When to Carry More Than One Card (and When Not To)
Carry more than one card when the second card clearly upgrades a huge chunk of your spend or adds indispensable protections (for example, a premium travel card plus a 2% cash-back card). Don’t carry more than you’ll use confidently. Three great cards you manage well beat six you forget about until annual fee season.
A good rule: if a card hasn’t left your drawer in three months, it’s probably not earning its keep. Either give it a clear job or consider downgrading to a no-fee version to maintain account age without the cost.
Redemptions: The Calm Way to Win
Cash back: Set an auto-redeem threshold and forget it. Treat it like a quiet raise. Portal bookings: Great for simple domestic trips when pricing is similar to cash. Check both portal and cash prices before you commit. Transfer partners: Learn two to three sweet spots that match your routes and habits (for example, domestic economy with a specific airline, or off-peak business class with a partner you can actually find space on). Book early or be flexible with dates. If you don’t enjoy this game, don’t play it—stick to cash back or portals.

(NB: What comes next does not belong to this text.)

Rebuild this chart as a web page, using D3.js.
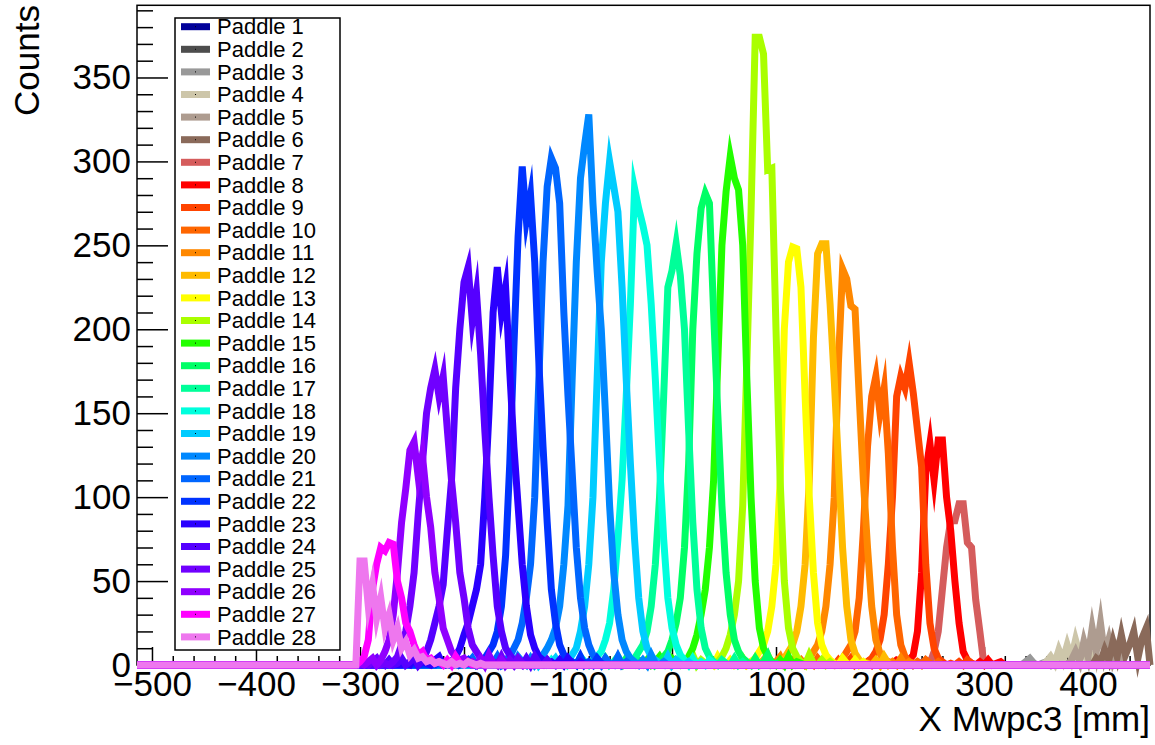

The Ethics and Discipline That Keep This Fun
Pay in full, every month. Never spend just to chase rewards. If a card’s fee or complexity stresses you out, it’s the wrong card. The point of points isn’t to create another job; it’s to make your real life better—cheaper trips to see family, fewer surprise expenses, a little breathing room each month. Keep that front and center and you’ll avoid the traps.
Putting It All Together (Three One-Page Plans)
Plan A: The Simple Earner
- One balanced card with 2x on your biggest categories.
- Auto-redeem as statement credit monthly.
- Annual checkup: if your spending shifted, switch to a better fit.
Plan B: The Everyday + Cash Booster
- A category killer for dining/groceries or online purchases.
- A flat 2% back-up for everything else.
- Quarterly five-minute review to ensure you’re actually using the category card where it counts.
Plan C: The Traveler Who Still Buys Groceries
- A premium travel card for flights, hotels, protections, lounges.
- A no-fee everyday card for non-travel months, streaming, utilities, and small merchants.
- Redeem points for trips you’ll actually take this year; use the everyday card to keep life effortless when you’re home.
Final Thoughts
The best credit card of 2025 is not a single piece of plastic—it’s a small, well-designed system that mirrors your life. It earns where you spend, redeems the way you like to travel (or save), and protects you when things go wrong. It’s simple enough to run on autopilot but flexible enough to handle your biggest purchases and your biggest adventures.
Start with your statements, pick cash or points based on your temperament, and give yourself a 12-month runway to let the system work. Whether you end up with one perfect card or a smart two-card combo, the win is the same: more value, less friction, and a wallet that quietly makes every week a little easier.